Every bill creates winners and losers. Here's who stands to gain and who bears the cost.

Who Benefits

  • Victims' families seeking stronger punishment — the repeat-offender 15-to-life provision increases the statutory maximum available against recidivist DUI offenders and creates a clearer path to long-term incarceration where prior DUI-related convictions exist.
  • Prosecutors — the statute creates a distinct gross-negligence offense and an elevated recidivist penalty, giving prosecutors clearer statutory tools to charge and seek longer sentences in aggravated DUI-death cases.
  • State prison system ostensibly prioritizing serious DUI offenders — crimes labeled as gross vehicular manslaughter will more frequently result in state-prison commitments rather than county custody, concentrating recidivist and grossly negligent offenders at the state level.

Who Bears the Cost

  • Defendants with prior DUI or related convictions — specified prior convictions can trigger a mandatory 15-to-life exposure, dramatically increasing sentencing risk and reducing plea flexibility for repeat offenders.
  • County governments and local courts — longer probation terms and the need to litigate enhancement allegations (and more complex charging documents) will increase local court workload and probation-supervision obligations, even as more convicted defendants are sent to state prison.
  • Defense counsel and public defenders — the requirement that enhancement facts be alleged and proven or admitted raises pretrial litigation stakes and will demand additional investigation and motion practice, increasing caseload intensity and costs.

Key Issues

The Core Tension

AB 1747 attempts to straddle two legitimate aims—deterring and severely punishing repeat and grossly negligent intoxicated drivers while preserving procedural safeguards and proportionality—but the combination of a broad recidivist life term and an imprecise gross-negligence standard forces a trade-off between prosecutorial levers for public safety and risks of overbroad or inconsistent application that could raise fairness and constitutional questions.

The bill combines a broad-scope sentencing enhancement with a heightened culpability standard (gross negligence) for one of the offenses. That pairing creates implementation friction: prosecutors may be incentivized to charge gross vehicular manslaughter to increase leverage in plea talks, but gross negligence is a higher proof standard that can be difficult to meet at trial.

The statutory requirement that enhancement facts be alleged and admitted or found true preserves constitutional protections, but it also produces additional pre-trial litigation over the sufficiency of allegations and the timing of admissions.
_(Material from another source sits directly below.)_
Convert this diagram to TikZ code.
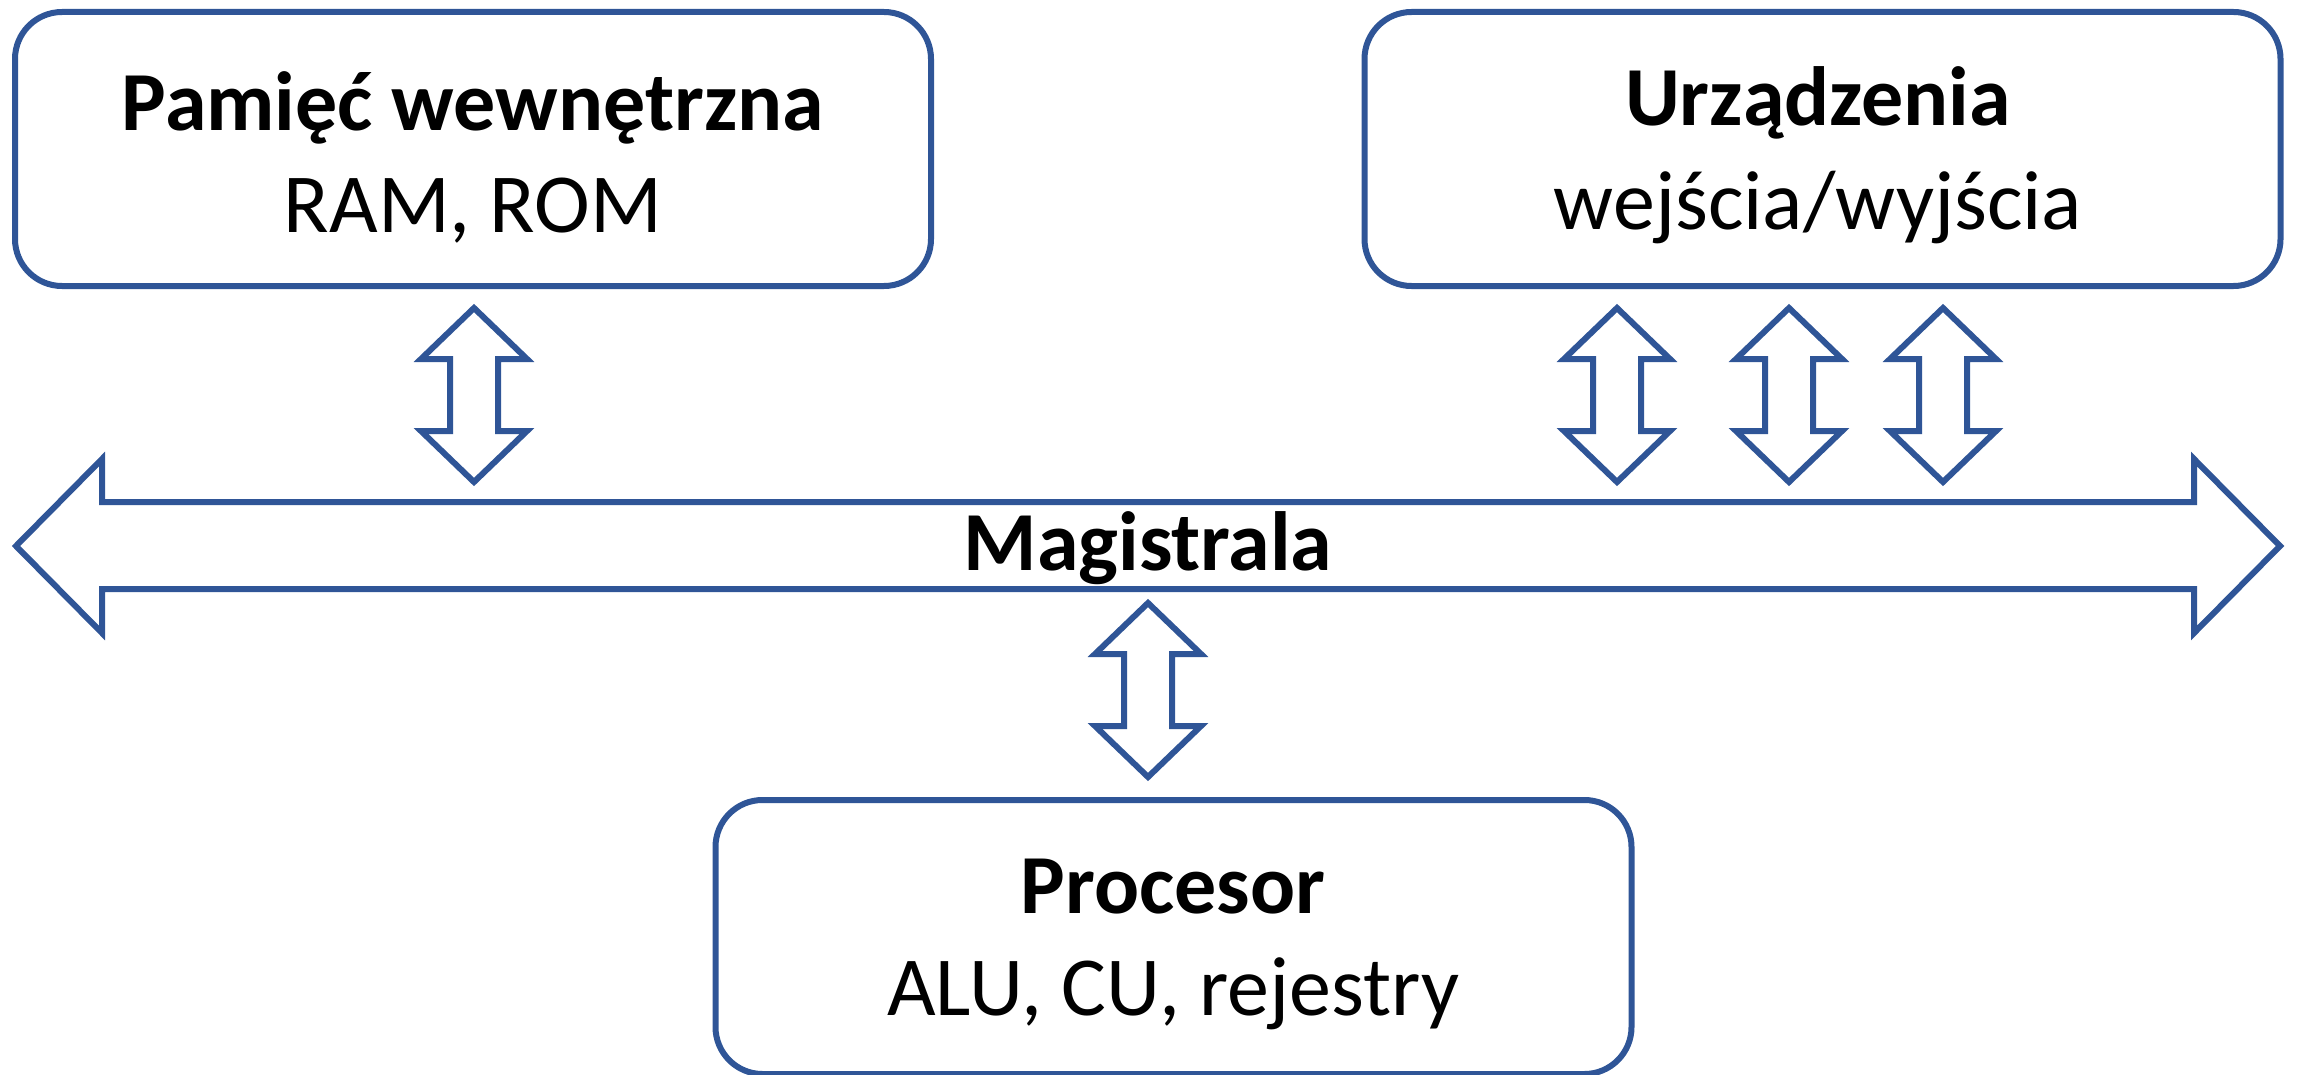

Courts and counsel will need to reconcile charging practices with jury-rights doctrine while managing courtroom calendars.

Another unresolved tension is definitional: the statute relies on the term "gross negligence" without further statutory refinement, leaving lower courts to supply contours. That invites uneven application across jurisdictions and potential appellate litigation over what specific conduct qualifies.

The recidivist clause points to a safety goal—removing repeat DUI offenders from the community—but it risks imposing life terms in cases where the historic convictions may differ in gravity or factual context from the current offense. Finally, the bill says Article 2.5 applies to reduce imposed terms in some circumstances; implementing that cross-reference will require careful sentencing calculations and may produce inconsistent outcomes depending on how courts apply reduction rules.